The petitioner owned, during the taxable years, an open pit iron ore mine near Hibbing, Minnesota, which it called its Draper Annex Mine. It conducted*297 stripping operations with respect to that mine during the years 1942 and 1943 "to remove the surface material over the body of iron ore." The total cost of the stripping was $432,745.98 of which $166,543,55 was incurred prior to May 1, 1943, and $31,581.07 was incurred during the month of May 1943. The total tonnage of iron ore in the mine before any was removed was 1,948,509 net tons of which 395,283 were removed in 1943 and 486,450 were removed in 1944. "On May 1, 1943, stripping operations at such mine had proceeded to such point where ore was uncovered and ready for production and * * * ore was actually shipped from such mine on June 15, 1943."
The Commissioner, in determining the deficiency, "allowed a deduction for the extinguishment of stripping cost with respect to the Draper Annex Mine based upon amortizing only such part of such cost as was incurred from and after May 31, 1943."
The record does not show that the development stage of the Draper Annex Mine was completed prior to June 1, 1943.

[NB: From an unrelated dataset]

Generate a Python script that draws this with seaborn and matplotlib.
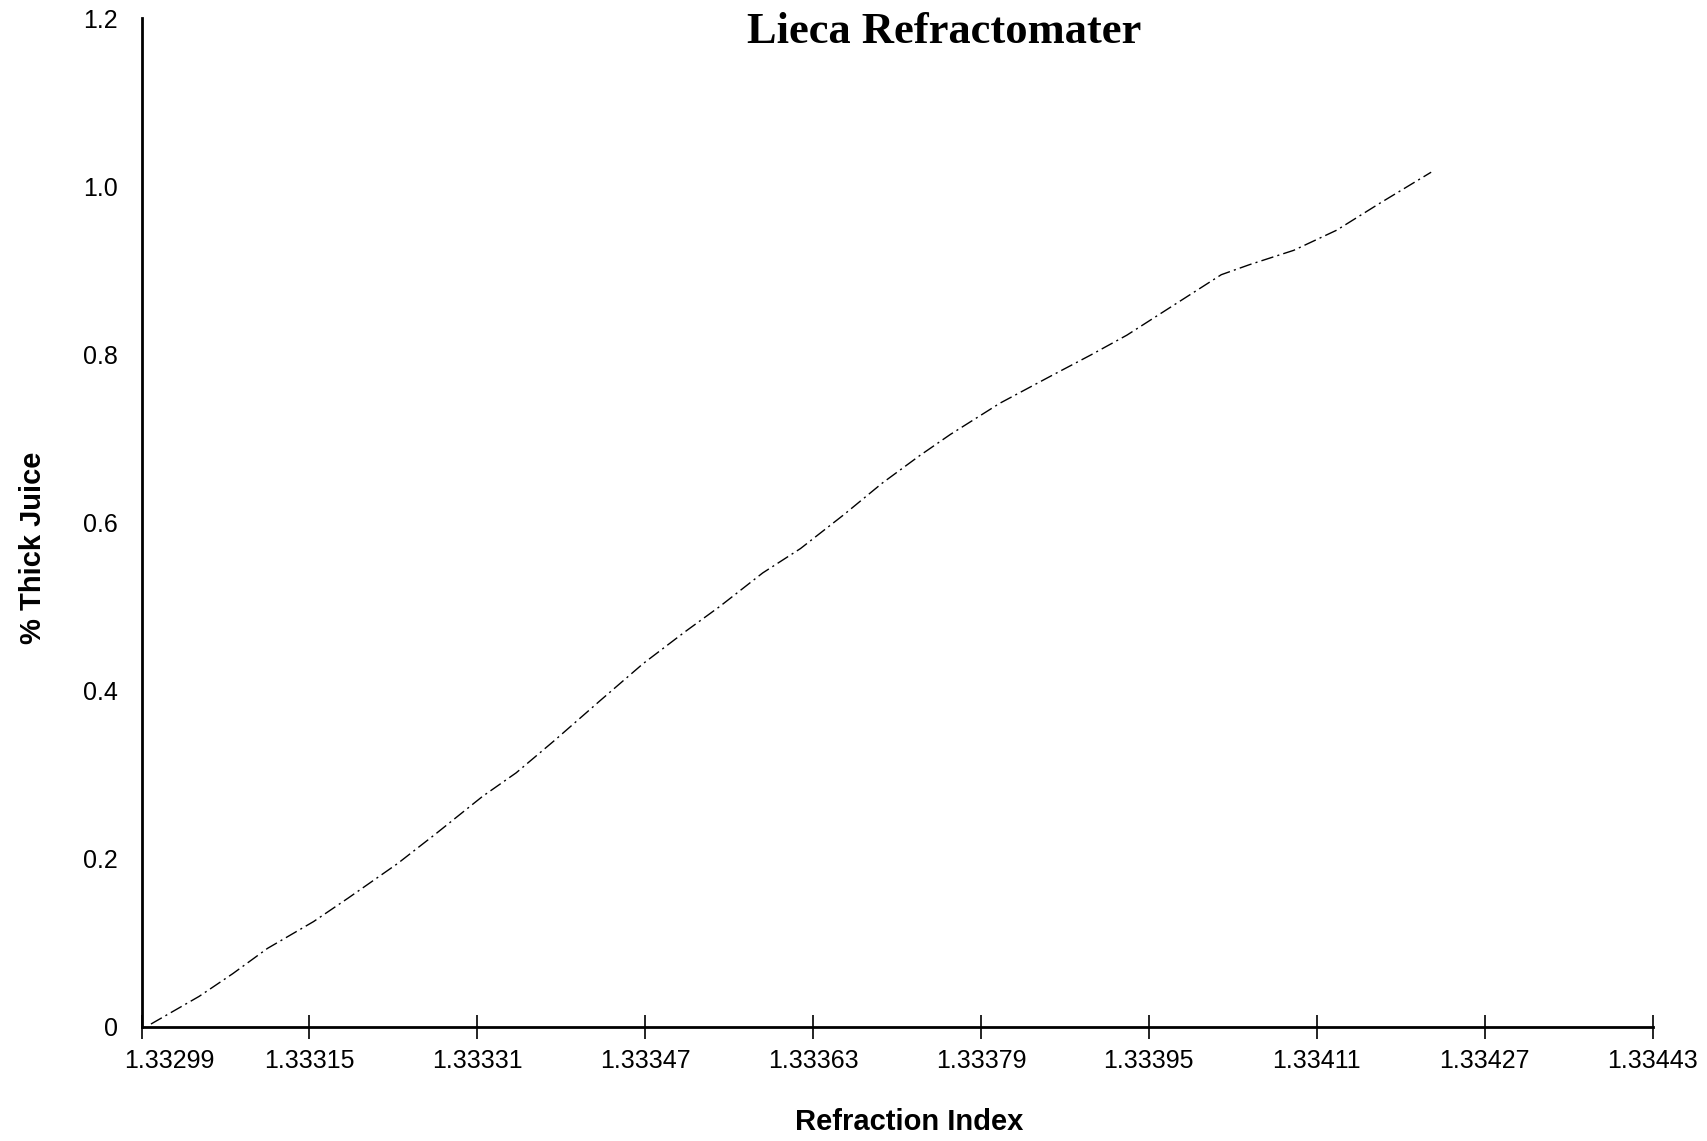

All facts stipulated by the parties are incorporated herein by this reference.
Opinion
MURDOCK, Judge: The first question relates only to the year 1942. It is whether the Hiawatha*298 Mine is to be treated as one property for the purpose of computing percentage depletion. The position of the Commissioner on this point is weak and inconsistent. He computed the depletion allowance for 1942 as if there were three properties, one consisting of three 40-acre tracts in which the petitioner owned two separate leasehold interests and the ore from which was removed through shaft No. 2, another, a 40-acre tract, which the petitioner owned in fee, and finally another tract in which the interest of the petitioner was one-fourth fee and three-fourths leasehold, the ore from both of which tracts was removed through shaft No. 1. It is stipulated that if he had computed the total allowance for percentage depletion, treating the Hiawatha Mine as five properties, that is, by treating each leasehold and fee interest separately, the amount would have been the same as that allowed, and he argues that the five properties are separate although he still purports to find some aid in the fact that there were two shafts.

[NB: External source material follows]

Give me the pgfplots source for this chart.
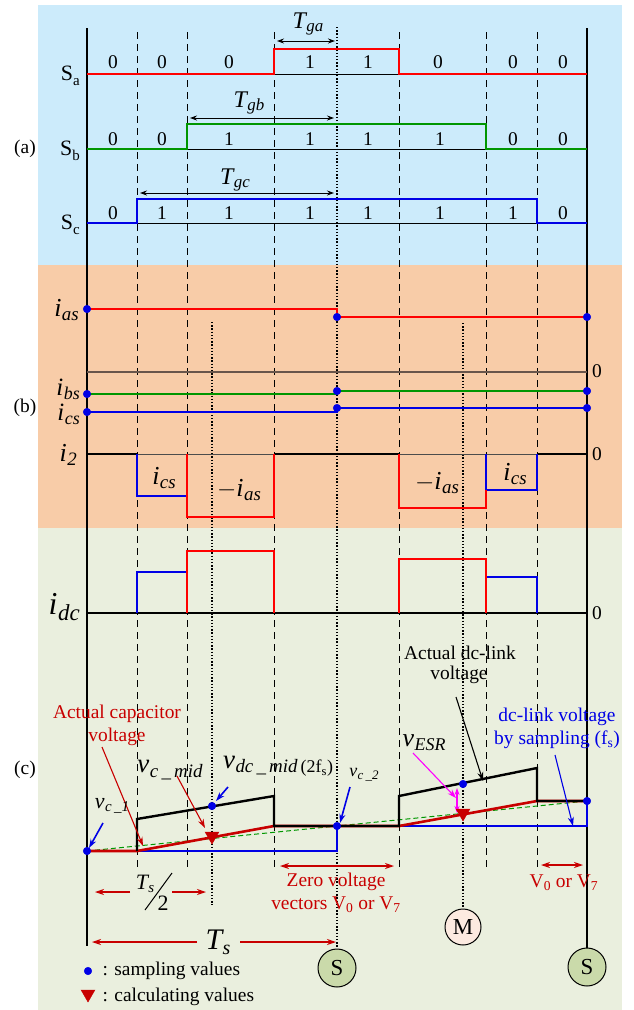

This mine covered all of a single deposit of ore which the petitioner was mining in one single operation. The purpose of two shafts has been adequately explained and is*299 not inconsistent with the petitioner's contention that it is a single property for the purpose of computing percentage depletion. The only segregation in the accounts is to show the tons of ore mined from each separate property so that payments under the leases can be computed and paid. No other regard is paid to the separate tracts either in the operation of the mine or in the books and records of account maintained for the mine. It does not appear how the Commissioner made his separate computations from the books and records of the mine in view of the evidence as to how they were kept. The petitioner has consistently claimed deductions for percentage depletion from the mine on the theory that it is but one property. The method of the petitioner, under such circumstances, was correct and the Commissioner had no authority to depart from it by computing the allowances for percentage depletion as if there were several properties. Amherst Coal Company, 11 T.C. 209; Black Mountain Corporation, 5 T.C. 1117.

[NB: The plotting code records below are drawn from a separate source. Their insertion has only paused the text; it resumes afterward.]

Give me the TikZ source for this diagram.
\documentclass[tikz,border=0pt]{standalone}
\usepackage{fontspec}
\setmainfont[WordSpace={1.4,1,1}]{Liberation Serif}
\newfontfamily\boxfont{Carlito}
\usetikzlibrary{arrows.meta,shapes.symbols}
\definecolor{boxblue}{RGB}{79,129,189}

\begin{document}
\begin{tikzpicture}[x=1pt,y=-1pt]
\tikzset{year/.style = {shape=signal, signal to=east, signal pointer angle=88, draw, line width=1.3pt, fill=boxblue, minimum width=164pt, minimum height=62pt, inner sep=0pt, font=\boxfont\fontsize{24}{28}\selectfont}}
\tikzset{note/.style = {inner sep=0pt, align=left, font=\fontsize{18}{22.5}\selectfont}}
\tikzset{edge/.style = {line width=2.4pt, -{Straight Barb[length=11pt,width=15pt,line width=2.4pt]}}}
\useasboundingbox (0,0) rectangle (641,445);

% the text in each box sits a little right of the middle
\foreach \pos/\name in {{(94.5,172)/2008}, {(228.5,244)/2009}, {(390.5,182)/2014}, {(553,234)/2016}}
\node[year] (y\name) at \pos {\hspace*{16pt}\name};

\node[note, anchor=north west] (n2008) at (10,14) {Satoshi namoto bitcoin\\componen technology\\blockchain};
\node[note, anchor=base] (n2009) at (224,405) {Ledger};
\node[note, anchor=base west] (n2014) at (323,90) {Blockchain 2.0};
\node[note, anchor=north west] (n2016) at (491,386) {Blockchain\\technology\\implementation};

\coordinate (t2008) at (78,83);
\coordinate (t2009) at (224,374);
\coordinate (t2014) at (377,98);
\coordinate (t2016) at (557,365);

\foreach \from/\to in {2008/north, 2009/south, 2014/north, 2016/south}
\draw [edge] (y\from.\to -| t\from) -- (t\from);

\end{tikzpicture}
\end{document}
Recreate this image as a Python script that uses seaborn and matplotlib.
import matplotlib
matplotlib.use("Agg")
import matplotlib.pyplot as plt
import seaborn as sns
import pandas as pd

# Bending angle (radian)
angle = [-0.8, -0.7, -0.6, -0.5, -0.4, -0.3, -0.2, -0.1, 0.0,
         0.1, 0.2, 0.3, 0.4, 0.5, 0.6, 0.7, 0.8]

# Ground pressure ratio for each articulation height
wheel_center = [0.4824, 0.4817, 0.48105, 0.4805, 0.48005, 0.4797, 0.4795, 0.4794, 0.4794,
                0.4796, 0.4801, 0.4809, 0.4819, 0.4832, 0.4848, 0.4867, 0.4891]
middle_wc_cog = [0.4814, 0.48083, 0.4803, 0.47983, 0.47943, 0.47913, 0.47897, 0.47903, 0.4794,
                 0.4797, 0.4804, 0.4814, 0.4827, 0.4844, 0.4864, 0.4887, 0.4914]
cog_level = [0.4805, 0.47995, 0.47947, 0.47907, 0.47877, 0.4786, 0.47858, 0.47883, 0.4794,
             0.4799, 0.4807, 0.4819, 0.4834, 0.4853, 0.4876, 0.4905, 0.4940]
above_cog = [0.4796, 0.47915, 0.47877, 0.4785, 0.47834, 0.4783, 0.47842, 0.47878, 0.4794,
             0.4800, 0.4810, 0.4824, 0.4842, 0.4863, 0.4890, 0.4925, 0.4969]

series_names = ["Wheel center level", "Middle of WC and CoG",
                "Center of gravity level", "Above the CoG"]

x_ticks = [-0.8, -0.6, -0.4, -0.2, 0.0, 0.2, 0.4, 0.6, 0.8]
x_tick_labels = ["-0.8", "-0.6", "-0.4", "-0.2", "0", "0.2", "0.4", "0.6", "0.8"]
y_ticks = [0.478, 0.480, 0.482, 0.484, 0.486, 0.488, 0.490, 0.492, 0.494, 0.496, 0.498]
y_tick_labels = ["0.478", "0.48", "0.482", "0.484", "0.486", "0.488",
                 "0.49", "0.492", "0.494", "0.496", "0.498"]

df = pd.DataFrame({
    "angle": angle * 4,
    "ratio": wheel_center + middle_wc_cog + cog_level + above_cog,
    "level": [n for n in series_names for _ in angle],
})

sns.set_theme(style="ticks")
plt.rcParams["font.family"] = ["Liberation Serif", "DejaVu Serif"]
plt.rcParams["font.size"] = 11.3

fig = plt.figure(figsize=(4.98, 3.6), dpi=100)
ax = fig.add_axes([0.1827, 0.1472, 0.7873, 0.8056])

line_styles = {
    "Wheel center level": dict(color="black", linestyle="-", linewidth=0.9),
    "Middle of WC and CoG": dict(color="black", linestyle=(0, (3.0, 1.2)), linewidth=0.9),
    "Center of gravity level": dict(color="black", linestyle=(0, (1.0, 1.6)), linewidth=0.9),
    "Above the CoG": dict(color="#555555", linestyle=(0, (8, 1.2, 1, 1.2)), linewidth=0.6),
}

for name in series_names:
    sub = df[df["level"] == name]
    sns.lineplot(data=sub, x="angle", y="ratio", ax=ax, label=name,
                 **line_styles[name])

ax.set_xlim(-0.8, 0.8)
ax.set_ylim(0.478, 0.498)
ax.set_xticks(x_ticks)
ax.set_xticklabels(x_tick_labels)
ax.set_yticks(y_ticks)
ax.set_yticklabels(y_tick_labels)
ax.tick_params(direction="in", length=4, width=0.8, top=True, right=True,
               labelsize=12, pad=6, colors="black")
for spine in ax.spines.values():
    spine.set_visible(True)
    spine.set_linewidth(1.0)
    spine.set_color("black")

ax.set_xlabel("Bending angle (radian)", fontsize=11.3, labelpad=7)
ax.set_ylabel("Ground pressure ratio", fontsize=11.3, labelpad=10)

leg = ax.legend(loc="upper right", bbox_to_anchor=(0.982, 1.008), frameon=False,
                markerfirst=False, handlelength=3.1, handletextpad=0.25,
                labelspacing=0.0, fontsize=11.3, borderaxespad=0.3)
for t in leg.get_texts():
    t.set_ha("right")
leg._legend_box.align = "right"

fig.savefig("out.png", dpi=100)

The petitioner next contends that a taxpayer which operates an open pit iron ore mine is entitled to treat stripping expense prior to actual ore production*300 as a deferred operatng expense to be amortized over subsequent production of iron ore. It cites no authority but argues that such a mine has no period of development corresponding to that of an underground mine, as to which latter it has been uniformly held that expenditures for the period of development must be capitalized and recovered through cost depletion. The facts of record are too meager to permit the Court to consider and decide any such question. It has no actual knowledge and can not take judicial knowledge of what happens generally in the case of similar mines or what actually happened in this case, except for the information supplied by the stipulation of facts, the material portions of which have been set forth in full in the findings of fact. The facts of record do not permit the Court to determine what similarity, if any, there was between the stripping operations, prior to June 1, 1943, and the development stage of underground mines. The petitioner failed to sustain its burden of proof on this issue.
The petitioner next contends, in the alternative only, that the development stage ended on May 1, 1943 because the stripping operations had proceeded by that time to*301 the point where ore was uncovered and ready for production. Mineral is sometimes actually produced during the development stage of a mine. Here all we know is that it was uncovered and ready for production. The Court would still be in the dark even if it knew that some ore had actually been produced and shipped prior to May 1, 1943 because it might have been shipped as an incident of the development. That was true in a number of the cases cited, all of which may have involved only underground mines. The Commissioner's regulations recognize that mineral may be produced and sold during the development period of a mine. Section 29.23(m)-15 of Regulations 111 provides:
"All expenditures in excess of net receipts from minerals sold shall be charged to capital account recoverable through depletion while the mine is in the development stage. The mine will be considered to have passed from a development to a producing status when the major portion of the mineral production is obtained from workings other than those opened for the purpose of development, or when the principal activity of the mine becomes the production of developed ore rather than the development of additional ores for mining. *302 "
See Senate Committee on Finance Supplemental Report, (1951) S. Rept. 781, Part 2, 82d Cong. 1st Sess. 309, C.B. 1951-2, 545, 558; House Committee on Ways and Means Report, (1951) H. Rept. 586, 82d Cong. 1st Sess. 302, C.B. 1951-2, 357, 379. The petitioner cites no authority on this point. Again, the Court has inadequate proof on which to sustain the petitioner's contention.
Decision will be entered under Rule 50.